## TASK PROMPT
Reproduce the records that follow in full, excluding any picture they contain.

## RECORDS PROVIDED
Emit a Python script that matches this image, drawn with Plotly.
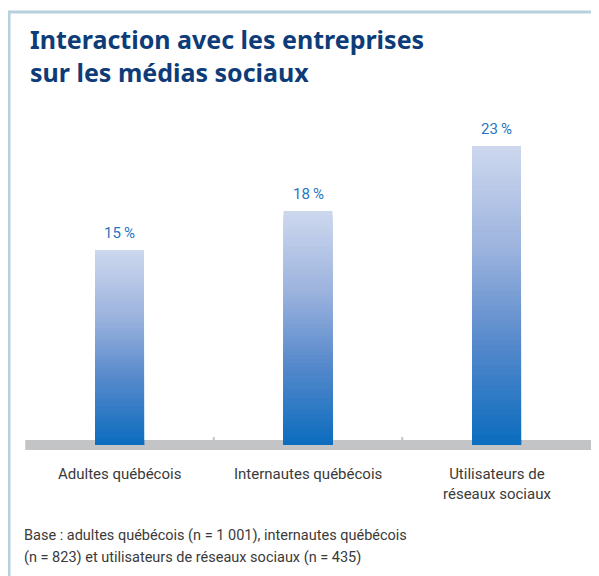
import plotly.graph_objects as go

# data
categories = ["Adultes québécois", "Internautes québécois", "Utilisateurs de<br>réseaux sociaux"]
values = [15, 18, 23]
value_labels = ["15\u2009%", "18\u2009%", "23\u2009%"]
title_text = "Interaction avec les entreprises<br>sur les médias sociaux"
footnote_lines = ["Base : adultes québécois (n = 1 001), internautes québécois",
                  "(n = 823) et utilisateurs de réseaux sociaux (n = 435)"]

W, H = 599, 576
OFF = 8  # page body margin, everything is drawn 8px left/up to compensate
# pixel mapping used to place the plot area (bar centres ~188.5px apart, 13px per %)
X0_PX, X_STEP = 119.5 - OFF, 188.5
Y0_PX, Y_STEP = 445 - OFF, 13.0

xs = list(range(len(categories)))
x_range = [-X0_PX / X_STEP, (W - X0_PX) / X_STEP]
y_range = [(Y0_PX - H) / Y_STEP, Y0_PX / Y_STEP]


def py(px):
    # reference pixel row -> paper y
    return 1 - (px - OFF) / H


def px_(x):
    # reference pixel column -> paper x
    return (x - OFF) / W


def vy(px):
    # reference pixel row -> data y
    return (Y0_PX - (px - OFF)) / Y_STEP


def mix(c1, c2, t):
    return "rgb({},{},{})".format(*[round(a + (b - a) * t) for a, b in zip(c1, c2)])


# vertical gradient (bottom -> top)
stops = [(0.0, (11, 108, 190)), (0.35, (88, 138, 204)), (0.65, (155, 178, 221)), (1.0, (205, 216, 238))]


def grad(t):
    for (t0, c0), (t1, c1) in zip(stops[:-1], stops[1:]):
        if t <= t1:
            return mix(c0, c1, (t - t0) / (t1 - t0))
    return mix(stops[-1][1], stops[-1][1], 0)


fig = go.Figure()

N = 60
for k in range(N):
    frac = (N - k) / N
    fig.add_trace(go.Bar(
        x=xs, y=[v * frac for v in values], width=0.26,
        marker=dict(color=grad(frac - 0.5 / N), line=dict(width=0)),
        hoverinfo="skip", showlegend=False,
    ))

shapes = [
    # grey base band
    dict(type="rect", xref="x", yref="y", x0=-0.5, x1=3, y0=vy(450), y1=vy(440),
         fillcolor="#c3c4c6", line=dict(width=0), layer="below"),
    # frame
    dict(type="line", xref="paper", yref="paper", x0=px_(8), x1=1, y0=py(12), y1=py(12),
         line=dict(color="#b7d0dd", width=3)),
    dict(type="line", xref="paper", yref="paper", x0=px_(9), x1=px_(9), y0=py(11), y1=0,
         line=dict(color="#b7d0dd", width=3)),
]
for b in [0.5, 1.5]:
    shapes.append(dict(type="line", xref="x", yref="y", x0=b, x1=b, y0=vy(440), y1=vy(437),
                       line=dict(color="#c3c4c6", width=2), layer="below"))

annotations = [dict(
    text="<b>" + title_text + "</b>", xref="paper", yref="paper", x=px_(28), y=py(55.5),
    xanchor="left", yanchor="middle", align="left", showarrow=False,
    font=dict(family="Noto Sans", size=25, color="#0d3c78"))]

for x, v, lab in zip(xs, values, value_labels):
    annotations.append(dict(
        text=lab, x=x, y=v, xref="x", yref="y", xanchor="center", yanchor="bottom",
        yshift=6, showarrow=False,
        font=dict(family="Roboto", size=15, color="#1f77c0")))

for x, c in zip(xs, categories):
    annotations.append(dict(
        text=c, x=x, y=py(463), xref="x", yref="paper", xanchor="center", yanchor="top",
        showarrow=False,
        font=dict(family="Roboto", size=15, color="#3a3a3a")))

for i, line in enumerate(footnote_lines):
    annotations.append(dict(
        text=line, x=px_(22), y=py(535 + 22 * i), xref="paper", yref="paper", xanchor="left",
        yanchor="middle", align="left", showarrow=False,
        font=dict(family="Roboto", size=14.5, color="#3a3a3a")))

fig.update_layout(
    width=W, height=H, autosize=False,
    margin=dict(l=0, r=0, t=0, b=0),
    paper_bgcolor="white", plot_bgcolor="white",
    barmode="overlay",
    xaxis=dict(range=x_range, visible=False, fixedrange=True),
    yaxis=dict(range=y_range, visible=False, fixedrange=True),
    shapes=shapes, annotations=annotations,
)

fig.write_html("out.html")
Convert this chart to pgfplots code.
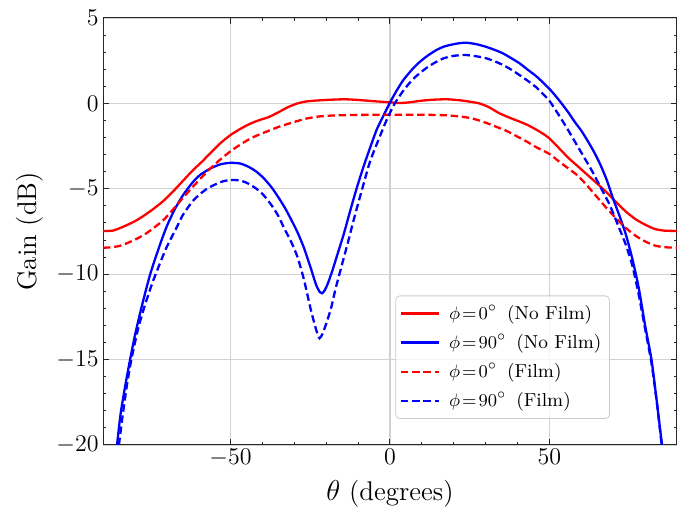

## SOLUTION
Emit a Python script that matches this image, drawn with Plotly.
import plotly.graph_objects as go

# data
categories = ["Adultes québécois", "Internautes québécois", "Utilisateurs de<br>réseaux sociaux"]
values = [15, 18, 23]
value_labels = ["15\u2009%", "18\u2009%", "23\u2009%"]
title_text = "Interaction avec les entreprises<br>sur les médias sociaux"
footnote_lines = ["Base : adultes québécois (n = 1 001), internautes québécois",
                  "(n = 823) et utilisateurs de réseaux sociaux (n = 435)"]

W, H = 599, 576
OFF = 8  # page body margin, everything is drawn 8px left/up to compensate
# pixel mapping used to place the plot area (bar centres ~188.5px apart, 13px per %)
X0_PX, X_STEP = 119.5 - OFF, 188.5
Y0_PX, Y_STEP = 445 - OFF, 13.0

xs = list(range(len(categories)))
x_range = [-X0_PX / X_STEP, (W - X0_PX) / X_STEP]
y_range = [(Y0_PX - H) / Y_STEP, Y0_PX / Y_STEP]


def py(px):
    # reference pixel row -> paper y
    return 1 - (px - OFF) / H


def px_(x):
    # reference pixel column -> paper x
    return (x - OFF) / W


def vy(px):
    # reference pixel row -> data y
    return (Y0_PX - (px - OFF)) / Y_STEP


def mix(c1, c2, t):
    return "rgb({},{},{})".format(*[round(a + (b - a) * t) for a, b in zip(c1, c2)])


# vertical gradient (bottom -> top)
stops = [(0.0, (11, 108, 190)), (0.35, (88, 138, 204)), (0.65, (155, 178, 221)), (1.0, (205, 216, 238))]


def grad(t):
    for (t0, c0), (t1, c1) in zip(stops[:-1], stops[1:]):
        if t <= t1:
            return mix(c0, c1, (t - t0) / (t1 - t0))
    return mix(stops[-1][1], stops[-1][1], 0)


fig = go.Figure()

N = 60
for k in range(N):
    frac = (N - k) / N
    fig.add_trace(go.Bar(
        x=xs, y=[v * frac for v in values], width=0.26,
        marker=dict(color=grad(frac - 0.5 / N), line=dict(width=0)),
        hoverinfo="skip", showlegend=False,
    ))

shapes = [
    # grey base band
    dict(type="rect", xref="x", yref="y", x0=-0.5, x1=3, y0=vy(450), y1=vy(440),
         fillcolor="#c3c4c6", line=dict(width=0), layer="below"),
    # frame
    dict(type="line", xref="paper", yref="paper", x0=px_(8), x1=1, y0=py(12), y1=py(12),
         line=dict(color="#b7d0dd", width=3)),
    dict(type="line", xref="paper", yref="paper", x0=px_(9), x1=px_(9), y0=py(11), y1=0,
         line=dict(color="#b7d0dd", width=3)),
]
for b in [0.5, 1.5]:
    shapes.append(dict(type="line", xref="x", yref="y", x0=b, x1=b, y0=vy(440), y1=vy(437),
                       line=dict(color="#c3c4c6", width=2), layer="below"))

annotations = [dict(
    text="<b>" + title_text + "</b>", xref="paper", yref="paper", x=px_(28), y=py(55.5),
    xanchor="left", yanchor="middle", align="left", showarrow=False,
    font=dict(family="Noto Sans", size=25, color="#0d3c78"))]

for x, v, lab in zip(xs, values, value_labels):
    annotations.append(dict(
        text=lab, x=x, y=v, xref="x", yref="y", xanchor="center", yanchor="bottom",
        yshift=6, showarrow=False,
        font=dict(family="Roboto", size=15, color="#1f77c0")))

for x, c in zip(xs, categories):
    annotations.append(dict(
        text=c, x=x, y=py(463), xref="x", yref="paper", xanchor="center", yanchor="top",
        showarrow=False,
        font=dict(family="Roboto", size=15, color="#3a3a3a")))

for i, line in enumerate(footnote_lines):
    annotations.append(dict(
        text=line, x=px_(22), y=py(535 + 22 * i), xref="paper", yref="paper", xanchor="left",
        yanchor="middle", align="left", showarrow=False,
        font=dict(family="Roboto", size=14.5, color="#3a3a3a")))

fig.update_layout(
    width=W, height=H, autosize=False,
    margin=dict(l=0, r=0, t=0, b=0),
    paper_bgcolor="white", plot_bgcolor="white",
    barmode="overlay",
    xaxis=dict(range=x_range, visible=False, fixedrange=True),
    yaxis=dict(range=y_range, visible=False, fixedrange=True),
    shapes=shapes, annotations=annotations,
)

fig.write_html("out.html")
Convert this chart to pgfplots code.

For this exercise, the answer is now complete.